Shares of Medicenna (Medicenna Stock Quote, Chart, News, Analysts, Financials TSX:MDNA) are taking it on the chin this morning after the company announced it had Staff Delisting Determination from the Listing Qualifications Department of the Nasdaq and would not appeal the decision.
“To better position Medicenna for the benefit of all our shareholders, we undertook a thorough and thoughtful review of our cost structure, including costs associated with being a Nasdaq-listed company,” said CEO Fahar Merchant. “Our Board of Directors concluded that within the context of the current biotech markets, the Company and its stockholders do not benefit from a Nasdaq listing considering the associated significant costs and resources required. We remain in good standing with our TSX listing, have no debt and have sufficient cash to potentially fund the company well beyond key value inflection milestones from the MDNA11 Phase 2 monotherapy and combination trial. We look forward to sharing additional new data at major conferences next month for the MDNA11, BiSKITs and bizaxofusp programs.”

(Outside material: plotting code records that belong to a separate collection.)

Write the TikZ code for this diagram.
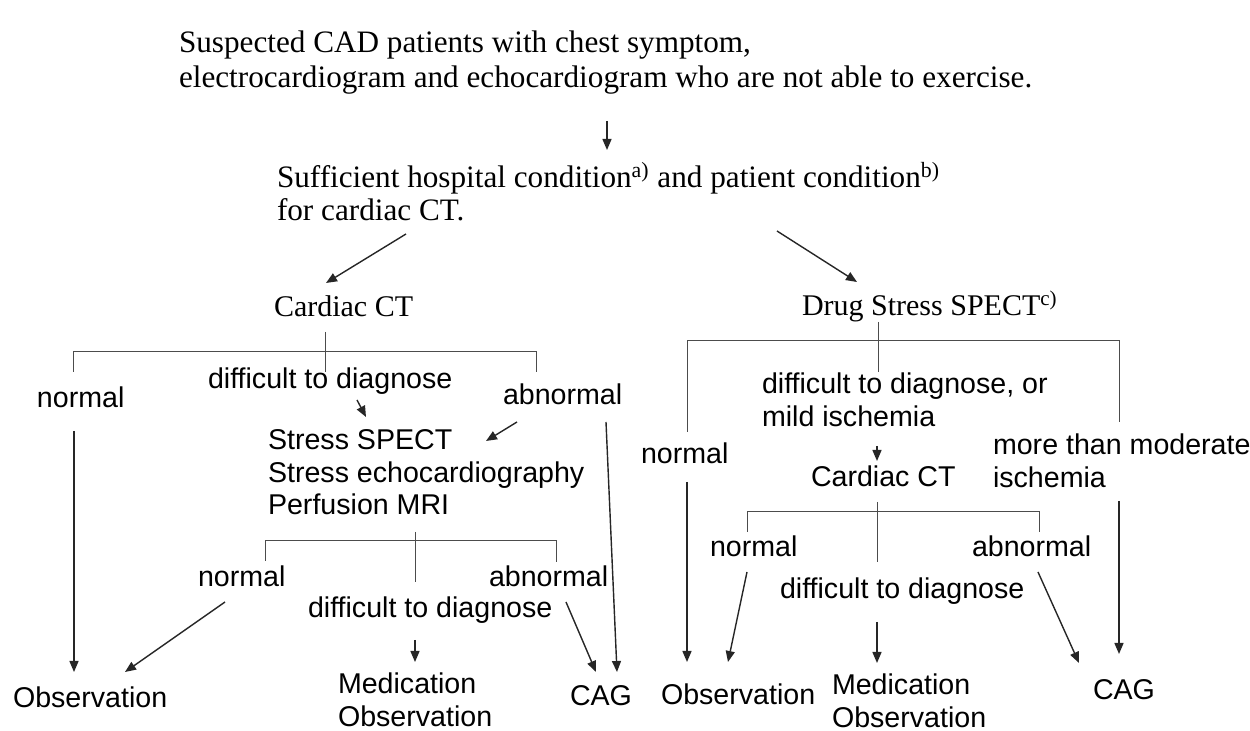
\documentclass[tikz,border=0pt]{standalone}
\usepackage{fontspec}
\setmainfont{Liberation Serif}
\setsansfont{Liberation Sans}
\usetikzlibrary{arrows.meta}
\begin{document}
\begin{tikzpicture}[x=0.5pt,y=-0.5pt,inner sep=0pt,outer sep=0pt,
serifbox/.style={anchor=north west,align=left,font=\fontsize{15pt}{17pt}\selectfont},
sansbox/.style={anchor=north west,align=left,font=\sffamily\fontsize{14.3pt}{16.25pt}\selectfont},
arr/.style={-{Triangle[length=5.5pt,width=4.5pt]},line width=0.7pt,draw=black!85},
brk/.style={line width=0.5pt,draw=black!70}]
\useasboundingbox (0,0) rectangle (1250,731);
% upper part
\node[serifbox,font=\fontsize{15.6pt}{17.5pt}\selectfont] (top) at (179,31) {Suspected CAD patients with chest symptom,\\electrocardiogram and echocardiogram who are not able to exercise.};
\node[serifbox,font=\fontsize{15.6pt}{16.5pt}\selectfont] (cond) at (277,162) {Sufficient hospital condition\textsuperscript{a)} and patient condition\textsuperscript{b)}\\for cardiac CT.};
\node[serifbox] (ct1) at (274,295.5) {Cardiac CT};
\node[serifbox] (spect) at (802,290.5) {Drug Stress SPECT\textsuperscript{c)}};
% left tree
\node[sansbox] (lnorm) at (37,387) {normal};
\node[sansbox] (ldiag) at (208,368) {difficult to diagnose};
\node[sansbox] (labn) at (503,384) {abnormal};
\node[sansbox] (stress) at (268,430) {Stress SPECT\\Stress echocardiography\\Perfusion MRI};
\node[sansbox] (lnorm2) at (198,566) {normal};
\node[sansbox] (labn2) at (489,566) {abnormal};
\node[sansbox] (ldiag2) at (308,597) {difficult to diagnose};
\node[sansbox] (lobs) at (13,687) {Observation};
\node[sansbox] (lmed) at (338,673) {Medication\\Observation};
\node[sansbox] (lcag) at (570,686) {CAG};
% right tree
\node[sansbox] (rnorm) at (641,443) {normal};
\node[sansbox] (rdiag) at (762,373) {difficult to diagnose, or\\mild ischemia};
\node[sansbox] (rmod) at (993,434) {more than moderate\\ischemia};
\node[sansbox] (rct) at (811,466) {Cardiac CT};
\node[sansbox] (rnorm2) at (710,536) {normal};
\node[sansbox] (rabn2) at (972,536) {abnormal};
\node[sansbox] (rdiag2) at (780,578) {difficult to diagnose};
\node[sansbox] (robs) at (661,684) {Observation};
\node[sansbox] (rmed) at (832,674) {Medication\\Observation};
\node[sansbox] (rcag) at (1093,680) {CAG};
% arrow ends
\coordinate (topout) at (607,121);  \coordinate (condin) at (607,150);
\coordinate (condl) at (406,234);   \coordinate (ct1in) at (326,283);
\coordinate (condr) at (777,231);   \coordinate (spectin) at (857,282);
\coordinate (lnormout) at (74,431); \coordinate (lobsin) at (74,672);
\coordinate (ldiagout) at (357,400); \coordinate (stressin) at (366,417);
\coordinate (labnout) at (517,422); \coordinate (stressin2) at (486,441);
\coordinate (labnout2) at (606,422); \coordinate (lcagin) at (617,672);
\coordinate (lnorm2out) at (225,602); \coordinate (lobsin2) at (125,672);
\coordinate (ldiag2out) at (415,640); \coordinate (lmedin) at (415,662);
\coordinate (labn2out) at (566,602); \coordinate (lcagin2) at (596,672);
\coordinate (rnormout) at (687,482); \coordinate (robsin) at (687,662);
\coordinate (rdiagout) at (877,446); \coordinate (rctin) at (877,461);
\coordinate (rmodout) at (1119,501); \coordinate (rcagin) at (1119,654);
\coordinate (rnorm2out) at (747,572); \coordinate (robsin2) at (728,662);
\coordinate (rdiag2out) at (877,622); \coordinate (rmedin) at (877,663);
\coordinate (rabn2out) at (1038,572); \coordinate (rcagin2) at (1079,663);
\draw[arr] (topout) -- (condin);
\draw[arr] (condl) -- (ct1in);
\draw[arr] (condr) -- (spectin);
\draw[arr] (lnormout) -- (lobsin);
\draw[arr] (ldiagout) -- (stressin);
\draw[arr] (labnout) -- (stressin2);
\draw[arr] (labnout2) -- (lcagin);
\draw[arr] (lnorm2out) -- (lobsin2);
\draw[arr] (ldiag2out) -- (lmedin);
\draw[arr] (labn2out) -- (lcagin2);
\draw[arr] (rnormout) -- (robsin);
\draw[arr] (rdiagout) -- (rctin);
\draw[arr] (rmodout) -- (rcagin);
\draw[arr] (rnorm2out) -- (robsin2);
\draw[arr] (rdiag2out) -- (rmedin);
\draw[arr] (rabn2out) -- (rcagin2);
% branch brackets
\draw[brk] (325,332) -- (325,372);
\draw[brk] (73,372) |- (536,352) -- (536,372);
\draw[brk] (415,532) -- (415,582);
\draw[brk] (265,561) |- (556,541) -- (556,562);
\draw[brk] (878,322) -- (878,372);
\draw[brk] (687,432) |- (1119,341) -- (1119,422);
\draw[brk] (877,502) -- (877,562);
\draw[brk] (747,532) |- (1039,512) -- (1039,532);
\end{tikzpicture}
\end{document}
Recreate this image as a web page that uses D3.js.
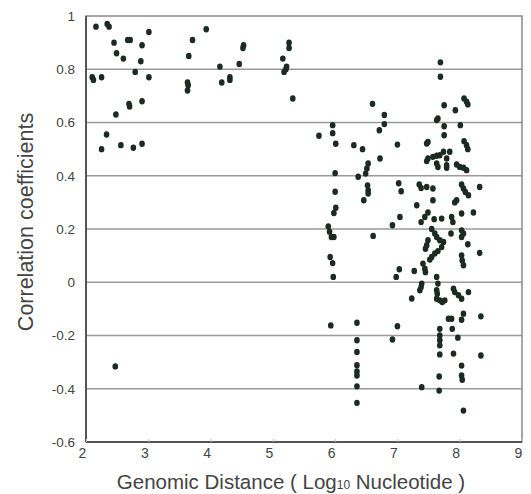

Nasdaq Listing Rule 5550(a)(2) mandates that a company’s common stock must maintain a minimum closing bid price of $1.00 per share to remain listed on the Nasdaq stock exchange. If a company’s stock closes below the $1.00 minimum bid price for 30 consecutive business days, it will receive a deficiency notice from Nasdaq.
Along with the delisting news, MDNA also announced the departure of CFO Jeff Caravella and Brent Meadows, who was Chief Business Officer.
At press time, shares of MDNA were down 28.4 per cent to $0.24.